** Dataset excerpt **
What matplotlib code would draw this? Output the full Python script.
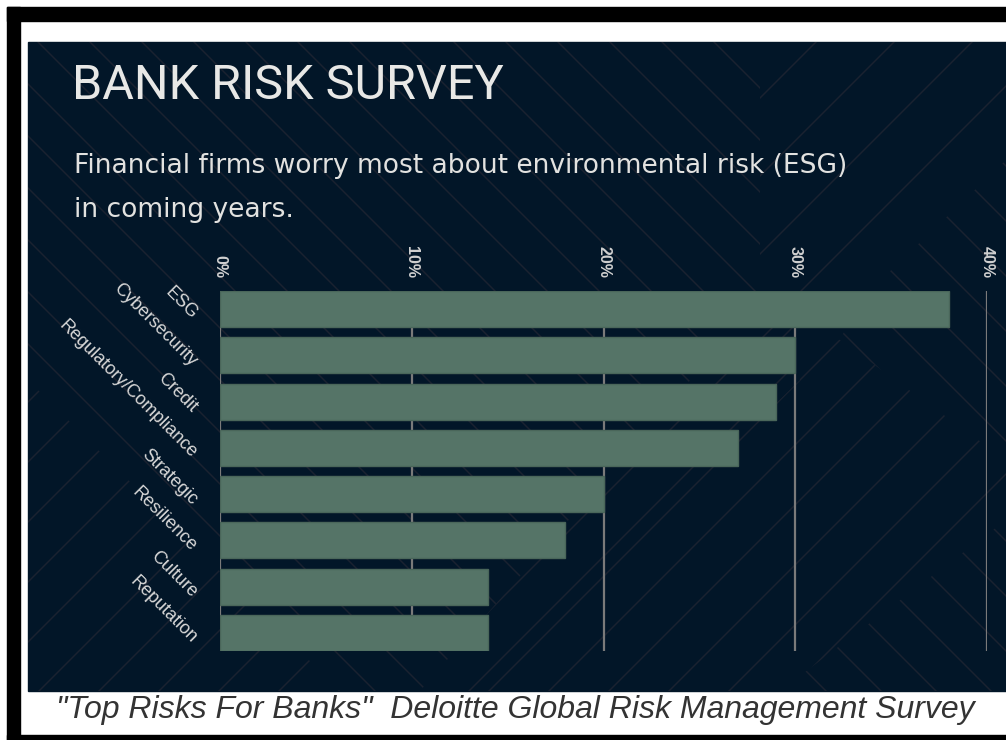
import matplotlib
matplotlib.use("Agg")
import matplotlib.pyplot as plt
from matplotlib.patches import Rectangle, Polygon
from matplotlib.ticker import FuncFormatter
from matplotlib.transforms import ScaledTranslation
import numpy as np

categories = ["ESG", "Cybersecurity", "Credit", "Regulatory/Compliance",
              "Strategic", "Resilience", "Culture", "Reputation"]
values = [38, 30, 29, 27, 20, 18, 14, 14]
x_ticks = [0, 10, 20, 30, 40]

title = "BANK RISK SURVEY"
subtitle1 = "Financial firms worry most about environmental risk (ESG)"
subtitle2 = "in coming years."
footer = "\"Top Risks For Banks\"  Deloitte Global Risk Management Survey"

W, H = 1006, 740
fig = plt.figure(figsize=(W / 100, H / 100), dpi=100)
fig.patch.set_facecolor("white")


def fx(x):
    return x / W


def fy(y):
    return 1 - y / H


bg = fig.add_axes([0, 0, 1, 1])
bg.set_xlim(0, W)
bg.set_ylim(H, 0)
bg.axis("off")

# black frame pieces
bg.add_patch(Rectangle((7, 7), W - 7, 14, color="black", zorder=1))
bg.add_patch(Rectangle((7, 7), 13, H - 7, color="black", zorder=1))
bg.add_patch(Rectangle((7, 735), W - 7, 5, color="black", zorder=1))

# dark panel
px0, py0, px1, py1 = 28, 42, W, 691
bg.add_patch(Rectangle((px0, py0), px1 - px0, py1 - py0, color="#021628", zorder=2))

pat_col = "#1a2230"


def hatch(region, direction, spacing, offset=0):
    poly = Polygon(region, closed=True, transform=bg.transData)
    for c in np.arange(-1200 + offset, 2200, spacing):
        if direction == "\\":
            xs, ys = [c, c + 900], [0, 900]
        else:
            xs, ys = [c, c - 900], [0, 900]
        ln, = bg.plot(xs, ys, color=pat_col, lw=1.1, zorder=3)
        ln.set_clip_path(poly)


hatch([(28, 42), (760, 42), (760, 300), (420, 691), (340, 691), (28, 380)], "\\", 52)
hatch([(28, 380), (340, 691), (28, 691)], "/", 60, 10)
hatch([(420, 691), (760, 300), (800, 380), (480, 691)], "/", 60, 20)
hatch([(760, 42), (1006, 42), (1006, 160), (860, 300), (760, 300)], "/", 78, 30)
hatch([(860, 300), (1006, 160), (1006, 460), (840, 340)], "\\", 55, 5)
hatch([(760, 300), (840, 340), (1006, 460), (1006, 520), (780, 691), (480, 691),
       (800, 380)], "/", 60, 40)
hatch([(780, 691), (1006, 520), (1006, 691)], "\\", 55, 15)

# titles
fig.text(fx(72), fy(99), title, fontsize=35, color="#e8e8e6",
         family=["Roboto", "DejaVu Sans"], fontweight="normal",
         va="baseline", ha="left")
fig.text(fx(74), fy(173), subtitle1, fontsize=19.1, color="#e2e2e0",
         family="DejaVu Sans", va="baseline", ha="left")
fig.text(fx(74), fy(217), subtitle2, fontsize=19.1, color="#e2e2e0",
         family="DejaVu Sans", va="baseline", ha="left")
fig.text(fx(515), fy(718), footer, fontsize=23, color="#333333", style="italic",
         family="Liberation Sans", va="baseline", ha="center")

# main chart
ax_l, ax_r, ax_t, ax_b = 220, 987, 291, 651
ax = fig.add_axes([fx(ax_l), fy(ax_b), fx(ax_r - ax_l), (ax_b - ax_t) / H])
ax.patch.set_alpha(0)
y = np.arange(len(categories))
bh = 0.778
ax.barh(y, values, height=bh, color="#557467", edgecolor="#4a665a",
        linewidth=1, zorder=3)
ax.set_ylim(len(categories) - 1 + bh / 2, -bh / 2)
ax.set_xlim(0, 40)
ax.set_xticks(x_ticks)
ax.xaxis.set_major_formatter(FuncFormatter(lambda v, p: f"{int(v)}%"))
ax.xaxis.tick_top()
ax.grid(axis="x", color="#7a7a7a", linewidth=1.6, zorder=0)
ax.set_axisbelow(True)
for s in ax.spines.values():
    s.set_visible(False)
ax.tick_params(axis="x", length=0, pad=9.5, labelsize=11.5, labelcolor="#d0d0d0",
               labelrotation=-90)
for lbl in ax.get_xticklabels():
    lbl.set_family("Liberation Sans")
    lbl.set_fontweight("bold")
ax.set_yticks(y)
ax.set_yticklabels(categories, rotation=-45, ha="right", va="center",
                   rotation_mode="anchor", fontsize=13, color="#d8d8d8",
                   family="Liberation Sans")
ax.tick_params(axis="y", length=0, pad=10)
shift = ScaledTranslation(-0.12, -0.08, fig.dpi_scale_trans)
for lbl in ax.get_yticklabels():
    lbl.set_transform(lbl.get_transform() + shift)

fig.savefig("out.png", dpi=100, facecolor="white")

** Goal **
Exactly restate the lines from the beginning of the data through the line with "x_ticks = [0, 10, 20, 30, 40]", and no others, keeping pictures out.

** Exercise result **
What matplotlib code would draw this? Output the full Python script.
import matplotlib
matplotlib.use("Agg")
import matplotlib.pyplot as plt
from matplotlib.patches import Rectangle, Polygon
from matplotlib.ticker import FuncFormatter
from matplotlib.transforms import ScaledTranslation
import numpy as np

categories = ["ESG", "Cybersecurity", "Credit", "Regulatory/Compliance",
              "Strategic", "Resilience", "Culture", "Reputation"]
values = [38, 30, 29, 27, 20, 18, 14, 14]
x_ticks = [0, 10, 20, 30, 40]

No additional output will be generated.